Le groupe chinois Wanhua, via sa filiale hongroise BorsodChem, a été désigné ce 10 avril par le tribunal de commerce de Lyon pour reprendre partiellement l’usine chimique Vencorex, située à Pont-de-Claix près de Grenoble. Cette décision met un terme à plusieurs mois d’incertitude autour de ce site industriel stratégique, notamment pour les filières spatiale et nucléaire françaises. Le repreneur prévoit d’y maintenir seulement 54 emplois sur les 450 que comptait l’usine en septembre 2024. Le prix de cession s’élève à 1,2 million d’euros, avec un engagement d’investissement de 19 millions d’euros d’ici 2027, selon le jugement cité par Le Figaro.

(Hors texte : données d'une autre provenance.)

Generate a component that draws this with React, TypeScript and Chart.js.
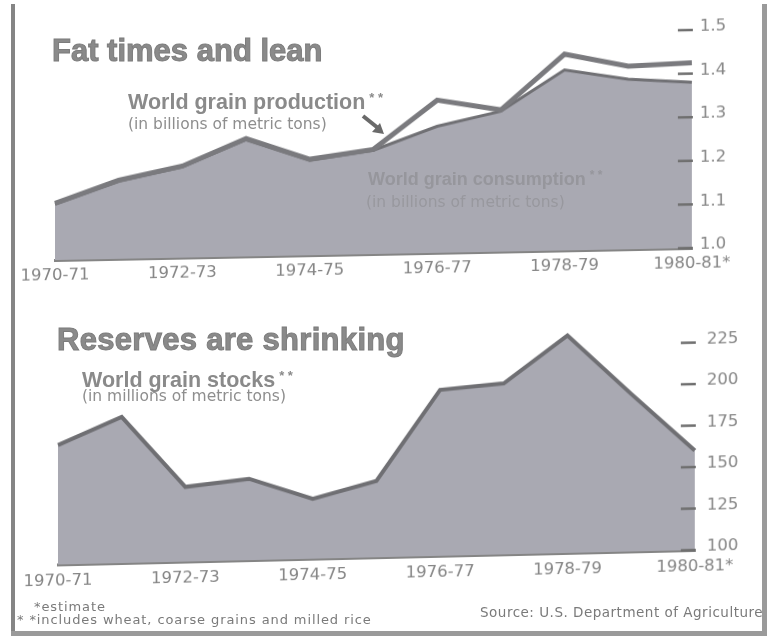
import React, { useEffect, useRef } from 'react';
import { Chart, registerables } from 'chart.js';

Chart.register(...registerables);

// ---- data ----
const years = ['1970-71', '1971-72', '1972-73', '1973-74', '1974-75', '1975-76', '1976-77', '1977-78', '1978-79', '1979-80', '1980-81*'];
const production = [1.13, 1.18, 1.21, 1.27, 1.22, 1.24, 1.35, 1.325, 1.45, 1.42, 1.425];
const consumption = [1.128, 1.178, 1.208, 1.268, 1.218, 1.238, 1.29, 1.322, 1.414, 1.39, 1.38];
const stocks = [172, 188, 145, 149, 136, 146, 200, 203, 231, 195, 160];
const productionTicks = [1.0, 1.1, 1.2, 1.3, 1.4, 1.5];
const stockTicks = [100, 125, 150, 175, 200, 225];

const TEXT = '#858585';
const FILL = '#a9a9b2';

const tickDash = {
  id: 'tickDash',
  afterDatasetsDraw(chart: any) {
    const { ctx, chartArea, scales } = chart;
    const y = scales.y;
    ctx.save();
    ctx.strokeStyle = '#6f6f6f';
    ctx.lineWidth = 2.5;
    y.ticks.forEach((t: any) => {
      const py = y.getPixelForValue(t.value);
      ctx.beginPath();
      ctx.moveTo(chartArea.right - 14, py);
      ctx.lineTo(chartArea.right + 1, py);
      ctx.stroke();
    });
    ctx.restore();
  },
};

function baseOptions(opts: {
  padLeft: number; padTop: number; xHeight: number; yWidth: number;
  min: number; max: number; ticks: number[]; fmt: (v: number) => string;
  xPad: number; yPad: number;
}) {
  return {
    responsive: false,
    animation: false as const,
    layout: { padding: { left: opts.padLeft, top: opts.padTop, right: 0, bottom: 0 } },
    plugins: { legend: { display: false }, tooltip: { enabled: false } },
    elements: { point: { radius: 0 }, line: { tension: 0 } },
    scales: {
      x: {
        type: 'category' as const,
        offset: false,
        grid: { display: false, drawTicks: false },
        border: { display: true, color: '#858585', width: 3 },
        ticks: {
          autoSkip: false,
          maxRotation: 0,
          minRotation: 0,
          padding: opts.xPad,
          color: TEXT,
          font: { family: 'DejaVu Sans', size: 16.5 },
          callback: (_v: any, i: number) => (i % 2 === 0 ? years[i] : ''),
        },
        afterFit: (s: any) => { s.height = opts.xHeight; },
      },
      y: {
        position: 'right' as const,
        min: opts.min,
        max: opts.max,
        grid: { display: false, drawTicks: false },
        border: { display: false },
        afterBuildTicks: (s: any) => { s.ticks = opts.ticks.map((v) => ({ value: v })); },
        ticks: {
          padding: opts.yPad,
          labelOffset: -3,
          color: TEXT,
          font: { family: 'DejaVu Sans', size: 16.5 },
          callback: (v: any) => opts.fmt(Number(v)),
        },
        afterFit: (s: any) => { s.width = opts.yWidth; },
      },
    },
  };
}

function TopChart() {
  const ref = useRef<HTMLCanvasElement>(null);
  useEffect(() => {
    const chart = new Chart(ref.current!, {
      type: 'line',
      data: {
        labels: years,
        datasets: [
          {
            label: 'World grain production',
            data: production,
            borderColor: '#7a7a7e',
            borderWidth: 5,
            fill: false,
            pointRadius: 0,
          },
          {
            label: 'World grain consumption',
            data: consumption,
            borderColor: '#707074',
            borderWidth: 3,
            backgroundColor: FILL,
            fill: 'start',
            pointRadius: 0,
          },
        ],
      },
      options: baseOptions({
        padLeft: 55, padTop: 30, xHeight: 42, yWidth: 75,
        min: 1.0, max: 1.5, ticks: productionTicks, fmt: (v) => v.toFixed(1),
        xPad: 6, yPad: 8,
      }) as any,
      plugins: [tickDash],
    });
    return () => chart.destroy();
  }, []);
  return (
    <canvas
      ref={ref}
      width={767}
      height={290}
      style={{ position: 'absolute', left: 0, top: 0, width: 767, height: 290, transform: 'skewY(-1.08deg)', transformOrigin: '692px 0px' }}
    />
  );
}

function BottomChart() {
  const ref = useRef<HTMLCanvasElement>(null);
  useEffect(() => {
    const chart = new Chart(ref.current!, {
      type: 'line',
      data: {
        labels: years,
        datasets: [
          {
            label: 'World grain stocks',
            data: stocks,
            borderColor: '#6f6f73',
            borderWidth: 4,
            backgroundColor: FILL,
            fill: 'start',
            pointRadius: 0,
          },
        ],
      },
      options: baseOptions({
        padLeft: 58, padTop: 26, xHeight: 40, yWidth: 72,
        min: 100, max: 235, ticks: stockTicks, fmt: (v) => String(v),
        xPad: 7, yPad: 12,
      }) as any,
      plugins: [tickDash],
    });
    return () => chart.destroy();
  }, []);
  return (
    <canvas
      ref={ref}
      width={767}
      height={290}
      style={{ position: 'absolute', left: 0, top: 300, width: 767, height: 290, transform: 'skewY(-1.3deg)', transformOrigin: '695px 0px' }}
    />
  );
}

const abs = (left: number, top: number, extra: React.CSSProperties = {}): React.CSSProperties => ({
  position: 'absolute', left, top, lineHeight: 1, whiteSpace: 'nowrap', margin: 0, ...extra,
});

const titleStyle: React.CSSProperties = {
  fontFamily: '"Liberation Sans", Arial, sans-serif',
  fontWeight: 700,
  fontSize: 31,
  color: '#8a8a8a',
  WebkitTextStroke: '1px #7c7c7c',
};
const subStyle: React.CSSProperties = {
  fontFamily: '"Liberation Sans", Arial, sans-serif',
  fontWeight: 700,
  fontSize: 21.5,
  color: '#8a8a8a',
};
const noteStyle: React.CSSProperties = {
  fontFamily: '"DejaVu Sans", sans-serif',
  fontSize: 15.5,
  color: '#8e8e8e',
};
const footStyle: React.CSSProperties = {
  fontFamily: '"DejaVu Sans", sans-serif',
  fontSize: 13,
  letterSpacing: 0.9,
  color: '#7a7a7a',
};

export default function App() {
  return (
    <div style={{ position: 'absolute', left: 0, top: 0, width: 767, height: 641, background: '#ffffff', overflow: 'hidden' }}>
      <TopChart />
      <BottomChart />

      {/* frame */}
      <div style={{ position: 'absolute', left: 11, top: 4, width: 4, height: 632, background: '#858585' }} />
      <div style={{ position: 'absolute', left: 762, top: 4, width: 5, height: 632, background: '#9a9a9a' }} />
      <div style={{ position: 'absolute', left: 11, top: 631, width: 756, height: 5, background: '#9a9a9a' }} />

      {/* top panel texts */}
      <div style={abs(52, 35, titleStyle)}>Fat times and lean</div>
      <div style={abs(128, 92, subStyle)}>
        World grain production
        <span style={{ fontSize: 13, position: 'relative', top: -7, marginLeft: 4 }}>* *</span>
      </div>
      <div style={abs(128, 117, noteStyle)}>(in billions of metric tons)</div>
      <svg style={{ position: 'absolute', left: 360, top: 113 }} width={28} height={24} viewBox="0 0 28 24">
        <line x1={3} y1={3} x2={18} y2={15} stroke="#6a6a6a" strokeWidth={4} />
        <polygon points="24,21 12,19 20,10" fill="#6a6a6a" />
      </svg>
      <div style={abs(368, 170, { ...subStyle, fontSize: 18, color: '#96969c' })}>
        World grain consumption
        <span style={{ fontSize: 12, position: 'relative', top: -6, marginLeft: 4 }}>* *</span>
      </div>
      <div style={abs(366, 195, { ...noteStyle, color: '#98989e' })}>(in billions of metric tons)</div>

      {/* bottom panel texts */}
      <div style={abs(57, 324, { ...titleStyle, letterSpacing: 0.3 })}>Reserves are shrinking</div>
      <div style={abs(82, 370, subStyle)}>
        World grain stocks
        <span style={{ fontSize: 13, position: 'relative', top: -7, marginLeft: 4 }}>* *</span>
      </div>
      <div style={abs(82, 389, noteStyle)}>(in millions of metric tons)</div>

      {/* footnotes */}
      <div style={abs(34, 600, footStyle)}>*estimate</div>
      <div style={abs(17, 613, footStyle)}>* *includes wheat, coarse grains and milled rice</div>
      <div style={abs(480, 606, { ...footStyle, fontSize: 13.5, letterSpacing: 0.5 })}>Source: U.S. Department of Agriculture</div>
    </div>
  );
}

Placée en redressement judiciaire depuis le 10 septembre 2024 à la demande de son actionnaire thaïlandais PTT GC, Vencorex n’aura donc pas été sauvée par son propre personnel. Une contre-offre de reprise sous forme de société coopérative d’intérêt collectif (SCIC), portée en urgence par deux salariés avec le soutien des collectivités locales, a été rejetée. Le tribunal a jugé cette proposition « irrecevable » en raison du manque de garanties sur le financement et de l’impossibilité d’assurer la sécurité du site au-delà de quinze jours, d’après France Bleu.
Un site stratégique bradé sous pavillon étranger
Les réactions locales ont été immédiates. La région Auvergne-Rhône-Alpes a déclaré « prendre acte de cette décision, avec le regret de voir ce fleuron industriel passer sous pavillon étranger ». Selon La Dépêche, cette reprise étrangère est perçue comme un échec du gouvernement à préserver un savoir-faire industriel national, dans un contexte où les enjeux liés à la souveraineté sont au cœur des débats.
L’activité de Vencorex est pourtant essentielle. L’usine produit un sel d’une grande pureté, utilisé dans la fabrication de missiles nucléaires M51 et dans les propulseurs de la fusée Ariane 6. Ce sel est également impliqué dans le refroidissement des centrales nucléaires, souligne France Info. Malgré cela, le ministère de l’Industrie affirme que « l’approvisionnement de Framatome comme d’Ariane est garanti », évoquant des stocks suffisants et des alternatives en cours de qualification.
Mobilisation locale étouffée, inquiétudes persistantes
Plusieurs personnalités politiques, dont Jean-Luc Mélenchon et François Hollande, s’étaient déplacées sur le site ces derniers mois pour soutenir les salariés. La CGT, très impliquée dans le projet de SCIC, estimait que près de 5 000 emplois directs et indirects étaient en jeu dans la vallée de la chimie. « C’est le savoir-faire français liquidé », a réagi Mélenchon sur X, cité par BFM TV.
La décision du tribunal de privilégier une entreprise chinoise, qui est par ailleurs le principal concurrent de Vencorex et accusée d’avoir contribué à sa chute avec des prix cassés, suscite incompréhension et colère. Pour les salariés, c’est une défaite amère. « Nos espoirs ont été douchés », résume France Bleu.
Le maire de Pont-de-Claix, Christophe Ferrari, dénonce un abandon organisé par l’État : « Depuis le début, j’ai l’intime conviction que pour le ministre de l’Industrie, cette affaire était pliée. Il avait mis une croix rouge sur ce dossier en considérant que ce site allait fermer ». Il parle d’un « gâchis » et d’une occasion manquée : « Il y avait de quoi faire fonctionner cette plateforme, les entreprises du territoire et les collectivités étaient prêtes. Mais jamais l’offre portée localement n’a été sérieusement considérée ». Pour lui, « la collectivité territoriale a tout porté » pendant que l’État restait passif. « C’est un monde à l’envers. Nous marchons sur la tête. Il n’y aura plus aucun discours crédible en matière de réindustrialisation de la France. En tout cas, je n’en croirai aucun », a-t-il déclaré dans une prise de parole relayée ce jeudi 10 avril.